It’s All About Connections

Aug 1, 2023 | Discussion, Quotes

“Eventually everything connects — people, ideas, objects … the quality of the connections is the key to quality.”

Charles Eames

Everything connects

I found this quote first in a beautiful book about Ray and Charles Eames, sitting unloved on a coffee table in the shared working space at a previous employer. A fairly bare-bones arrangement in a stylish downtown tower, the office was one concrete-walled room of medium size, with one of those walls entirely given over to floor-to-ceiling windows looking over the city from the 23rd floor. In one corner, a small grey couch and a faux mid-mod coffee table with a book about Eames on it. Clearly a final decorative touch by whoever designed the space, I doubt anyone else there had opened it. And this quote jumped out at me as I flipped through the pages of the Eames’ striking work.

Now I should say right away that I do not claim to be any kind of an expert on Charles or Ray Eames, nor is this really an article about them or their work. Not really. But I have been inspired by their work, and their words, enough for them to find a place to live in my mind. And this quote comes back to me often in relation to my own design work.

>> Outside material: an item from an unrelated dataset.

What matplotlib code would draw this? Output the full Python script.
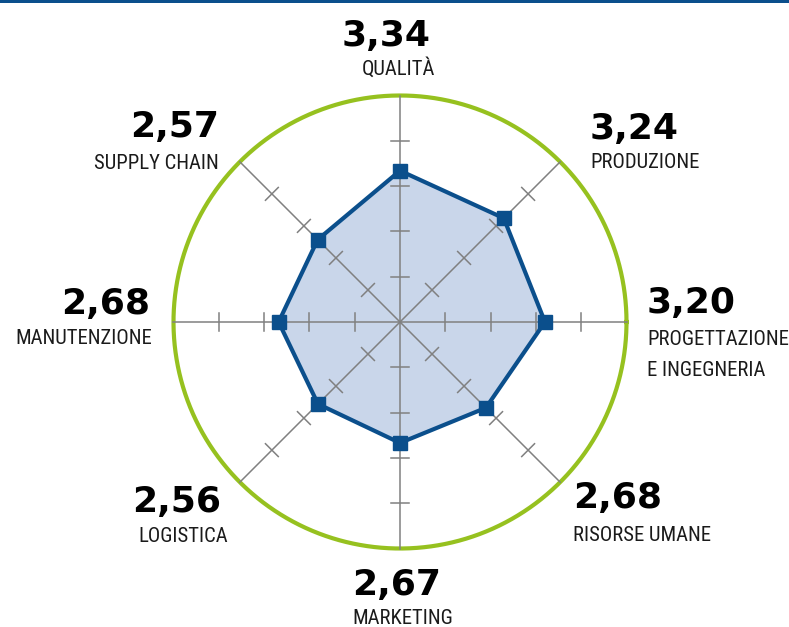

Charles Eames, the iconic architect and furniture designer, is best remembered perhaps for his beautiful chairs. He created several iconic designs that went on to shape (literally) a generation of industrial design and continue to influence designers today. Perhaps more than any other creator, Eames represents to me what it means to BE a designer.  His work was innovative, iterative, meticulously researched, and rigorously tested and optimized. His work life and home life blended together in a way that many of us would recognize today, which was revolutionary at the time. Eames didn’t just design things, he designed an entire way of looking at the world.

Digital connections

But what does Eames have to do with digital design in the 21st century? Well, everything really. His approach to design is very much embedded in the way we work in the digital era – research, iteration, innovation, and marketing – as well as the aforementioned approach to life and creativity. And the idea of connections, which was so central to his thinking and to this post, is one of the most central concepts of the modern world and it’s applications to the digital world are self-evident. You connected to the internet to read this, after all.

But in a more literal sense, the idea that “the quality of the connections is the key to quality” is a very interesting idea. For a furniture designer, it has very literal applications – it isn’t the wood and metal that are most prone to break or squeak or become loose over time – these are tried and tested materials with known properties – it is the bolts and joints and welds and adhesives that keep it all together that will tell the tale. This is where the real innovation happens, and where entropy will strike first. No matter how beautiful the chair, if it creaks when you sit in it, or worse if the bolts drop out and the whole thing falls into a heap of planks and steel rods on the floor, your perception of the quality of the piece would be somewhat reduced, to say the least. In this sense, the fact that it is a chair and not a pile of planks and steel rods is due entirely to the connections that hold it all together in the form and function of a chair.

In terms of digital design, it is not the individual experiences that are most prone to lose the customer’s trust or fail for technical reasons (although this can certainly happen), it is the transitions from one experience to the next, from one interaction with a given digital brand to the next, that can fail in a literal or figurative sense. Individual experiences (within an e-commerce site or a digital banking app, for example) have hopefully been thoughtfully designed and tested to create an experience that will be effective and engaging. But it is the way these interfaces connect together, the continuity of language and interactions, that creates a sense of quality for the customer. Great connections between experiences and logical flows through user tasks give the impression that everything is coordinated and working well.

On the other hand, if the connections between experiences are confusing or erratic, the overall impression of quality is greatly reduced. If you go from a beautiful shopping experience to a checkout page that does not match the previous design and the language shifts suddenly to a more generic and robotic tone, the perception of quality for the entire experience (not to mention the level of trust) decreases rapidly.

Connecting the dots

This is where common product design and user experience practices really come into their own. Product design is as much about the connections as the individual interfaces, maybe more. Personas and customer journeys, application flows, sitemaps, empathy maps, design principles: all of these seek to understand, define and improve the connections in your customer’s journey with your experience or product.

To improve your connections, focus on developing a simple, logical flow of interfaces or experiences. Pay special attention not only to visual design but to copy voice and tone, overall brand, style, context and persuasion to move users through your flow in as natural and invisible a way as possible. Envision the entire customer journey, focusing extra attention on your part of the journey – the application flows. Create effective connections between experiences by introducing ideas and concepts before the “jump” to a new experience, and reinforce those concepts on “landing” in the new space.

Then, when you have crafted your journey, test it with customers. Launch it and keep a close eye on your funnel metrics and other KPIs to get an idea of how well your connections are working. Where are you losing customers? How can you optimize your flow to minimize customers falling out? Review the entire live process from the perspective of a customer and find out where you can strengthen connections and smooth out any unintended friction that may appear in the flow. And repeat.